Wealthy Investors Prefer Boutiques Over Larger Wall Street Firms: Study

Reputation for honesty and first-class service advantage smaller wealth managers

High-net-worth investors favor boutique wealth management firms over Wall Street behemoths based on quality, exclusivity, social status and ability to deliver special client experiences, according to a new study.

Luxury Institute surveyed investors with at least $5 million in assets and a minimum annual income of $200,000 for its latest Wealth Management Luxury Brand Status Index, released last week.

Respondents reported $15 million average net worth and average income of $720,000.

Brown Brothers Harriman earned the highest LBSI score of 7.01 on a 1–10 scale, ranking first on each of the four subcategories.

Boston Private Bank and Trust trailed with a 6.37 score, followed by Neuberger Berman Private Asset Management, 6.3, and Bessemer Trust, 6.27.

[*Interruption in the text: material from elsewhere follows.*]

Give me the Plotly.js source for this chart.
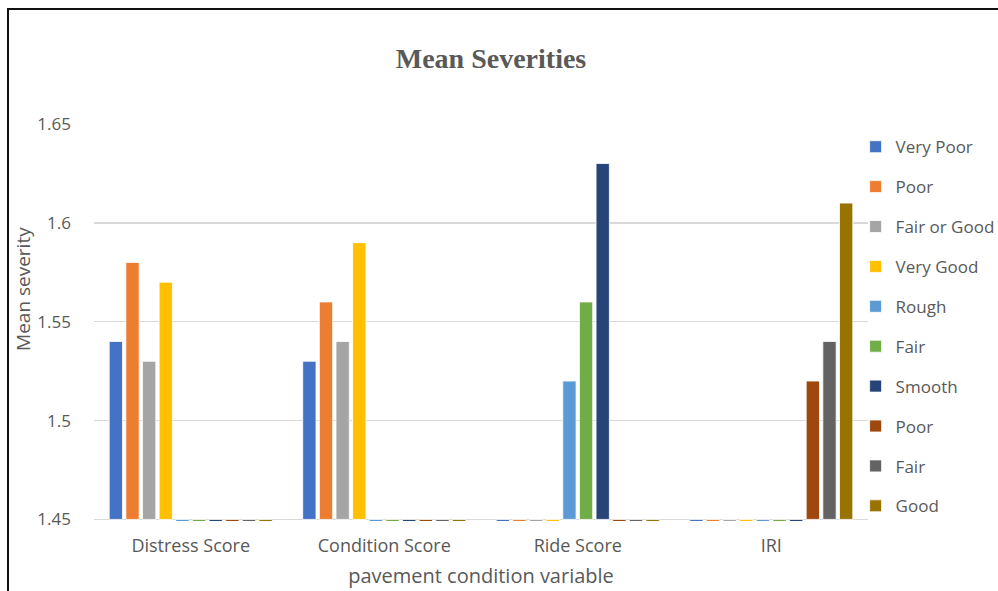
<!DOCTYPE html>
<html>
<head>
<meta charset="utf-8">
<script src="https://cdn.plot.ly/plotly-3.0.1.min.js"></script>
<style>
  html, body { margin: 0; padding: 0; background: #fff; overflow: hidden; }
  #wrap { position: relative; width: 998px; height: 591px; }
  #chart { position: absolute; left: 0; top: 0; width: 998px; height: 591px; }
  #frame { position: absolute; left: 7px; top: 8px; width: 1200px; height: 800px;
           border-left: 2px solid #111; border-top: 2px solid #111; pointer-events: none; }
</style>
</head>
<body>
<div id="wrap">
  <div id="chart"></div>
  <div id="frame"></div>
</div>
<script>
// Pavement condition variables on the category axis
const categories = ['Distress Score', 'Condition Score', 'Ride Score', 'IRI'];

// Mean severity per condition class (0 = class not used by that variable)
const veryPoor   = [1.54, 1.53, 0, 0];
const poor       = [1.58, 1.56, 0, 0];
const fairOrGood = [1.53, 1.54, 0, 0];
const veryGood   = [1.57, 1.59, 0, 0];
const rough      = [0, 0, 1.52, 0];
const fairRide   = [0, 0, 1.56, 0];
const smooth     = [0, 0, 1.63, 0];
const poorIri    = [0, 0, 0, 1.52];
const fairIri    = [0, 0, 0, 1.54];
const goodIri    = [0, 0, 0, 1.61];

const seriesNames = ['Very Poor', 'Poor', 'Fair or Good', 'Very Good', 'Rough', 'Fair', 'Smooth', 'Poor', 'Fair', 'Good'];
const seriesValues = [veryPoor, poor, fairOrGood, veryGood, rough, fairRide, smooth, poorIri, fairIri, goodIri];
const seriesColors = ['#4472C4', '#ED7D31', '#A5A5A5', '#FFC000', '#5B9BD5', '#70AD47', '#264478', '#9E480E', '#636363', '#997300'];

const yTickVals = [1.45, 1.5, 1.55, 1.6, 1.65];
const yTickText = ['1.45', '1.5', '1.55', '1.6', '1.65'];

// Bars grow from the axis crossing value, like a spreadsheet chart with a raised minimum
const axisBase = 1.45;
const textGrey = '#595959';
const sans = 'Open Sans, Arial, sans-serif';

const traces = seriesValues.map((vals, i) => ({
  type: 'bar',
  name: seriesNames[i],
  x: categories,
  y: vals.map(v => v - axisBase),
  base: axisBase,
  legendgroup: 'g' + i,
  marker: { color: seriesColors[i], line: { color: '#ffffff', width: 0.8 } },
  hoverinfo: 'skip'
}));

const layout = {
  width: 998,
  height: 591,
  paper_bgcolor: '#ffffff',
  plot_bgcolor: '#ffffff',
  margin: { l: 94, r: 130, t: 124, b: 70.4, autoexpand: false },
  barmode: 'group',
  bargap: 0.14,
  bargroupgap: 0.2,
  showlegend: true,
  title: {
    text: '<b>Mean Severities</b>',
    font: { family: 'Liberation Serif, Times New Roman, serif', size: 28, color: textGrey },
    x: 0.492, xref: 'container', xanchor: 'center',
    y: 0.902, yref: 'container', yanchor: 'middle'
  },
  xaxis: {
    type: 'category',
    showgrid: false,
    showline: false,
    ticks: '',
    ticklabelstandoff: 12,
    tickfont: { family: sans, size: 18, color: textGrey },
    title: { text: 'pavement condition variable', font: { family: sans, size: 20, color: textGrey }, standoff: 12 }
  },
  yaxis: {
    range: [1.4492, 1.65],
    tickvals: yTickVals,
    ticktext: yTickText,
    showgrid: true,
    gridcolor: '#d9d9d9',
    gridwidth: 1.5,
    zeroline: false,
    showline: false,
    ticks: '',
    ticklabelstandoff: 22,
    tickfont: { family: sans, size: 17, color: textGrey }
  },
  legend: {
    x: 0.984, xanchor: 'left',
    y: 0.987, yanchor: 'top',
    traceorder: 'grouped',
    tracegroupgap: 14.8,
    itemwidth: 30,
    font: { family: sans, size: 17, color: textGrey },
    bgcolor: 'rgba(0,0,0,0)'
  },
  annotations: [{
    text: 'Mean severity',
    textangle: -90,
    xref: 'paper', yref: 'paper',
    x: -0.0915, y: 0.585,
    xanchor: 'center', yanchor: 'middle',
    showarrow: false,
    font: { family: sans, size: 19, color: textGrey }
  }]
};

Plotly.newPlot('chart', traces, layout, { staticPlot: true, displayModeBar: false });
</script>
</body>
</html>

“Reputations for honesty and superior client service are what make the smaller firms standouts in this survey,” Luxury Institute’s chief executive Milton Pedraza said in a statement. “This is demonstrated by revered brands Rockefeller and Glenmede, which barely missed the mark in attaining a statistical sample, but would have been in the top range otherwise.”

The survey found wealthy investors also asserting a strong streak of independence with the largest share (8.7%) saying they would use Fidelity for future wealth management services.

Fidelity was also the most recommended brand, with 61% of respondents saying they would refer friends and family to Fidelity. Only 32% said they would recommend Goldman Sachs.